A new member of the flavodoxin superfamily from Fusobacterium nucleatum that functions in heme trafficking and reduction of anaerobilin Original paper

What was studied?

This study investigates the role of two proteins, HmuF and FldH, from Fusobacterium nucleatum in the anaerobic catabolism of heme. The research specifically focuses on their function in heme trafficking and reduction of anaerobilin, a product of heme degradation. The study delves into the biochemical properties of these proteins, their structural characteristics, and their roles in the bacterium’s iron acquisition strategy in anaerobic environments, particularly within the human body.

Who was studied?

The study utilized recombinant forms of HmuF and FldH expressed in Escherichia coli to examine their interaction with heme and FMN (flavin mononucleotide). The proteins were purified and analyzed for their binding properties and their enzymatic activities. Additionally, the research involved spectroscopic techniques, including UV-visible absorbance and mass spectrometry, to track the reduction of anaerobilin and heme. The role of these proteins in heme trafficking was further evaluated using biochemical assays and crystallographic techniques.

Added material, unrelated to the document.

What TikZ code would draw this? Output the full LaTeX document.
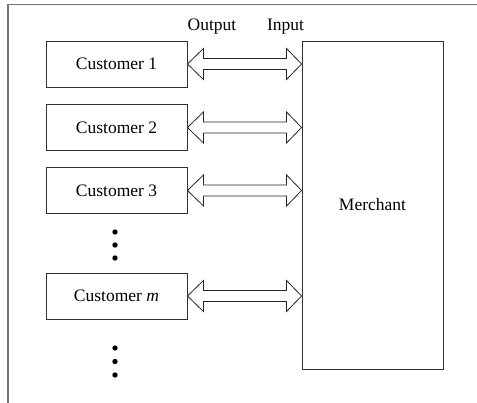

What were the most important findings?

The study discovered that both HmuF and FldH bind tightly to both heme and FMN, with HmuF playing a key role in trafficking heme to HmuW for further degradation. The crystal structure of Fe3+-heme-bound FldH revealed a helical cap domain that facilitates heme binding in proximity to the FMN cofactor, positioning it for subsequent reduction. This heme-loaded protein also functions as an anaerobilin reductase, catalyzing multiple reductions of anaerobilin, a toxic byproduct of heme degradation. Notably, the research demonstrated that the FMN cofactor in HmuF does not stabilize a semiquinone form as seen in typical flavodoxins, but instead participates in hydride transfer reactions, crucial for the reduction of the linearized tetrapyrrole. The study’s findings also suggest that HmuF and FldH work together to reduce the toxicity of anaerobilin by eliminating its electrophilic methylene group, providing the bacterium with a protective mechanism to handle heme degradation products in anaerobic conditions.

What are the greatest implications of this study?

The implications of this study are significant for understanding how Fusobacterium nucleatum survives and thrives in the human body, particularly in anoxic environments like the subgingival plaque or the colon. By elucidating the role of HmuF and FldH in heme trafficking and anaerobilin reduction, this research reveals critical steps in the bacterium’s iron acquisition pathway. These findings also open up potential therapeutic avenues, including the development of antimicrobial agents that target the unique enzymatic functions of HmuF and FldH. Disrupting this pathway could limit the bacterium’s ability to utilize heme and mitigate its pathogenic effects. Furthermore, the study suggests that inhibitors of heme trafficking or reduction could be used as part of a strategy to combat infections caused by F. nucleatum, including its involvement in periodontal disease and possibly even in cancer.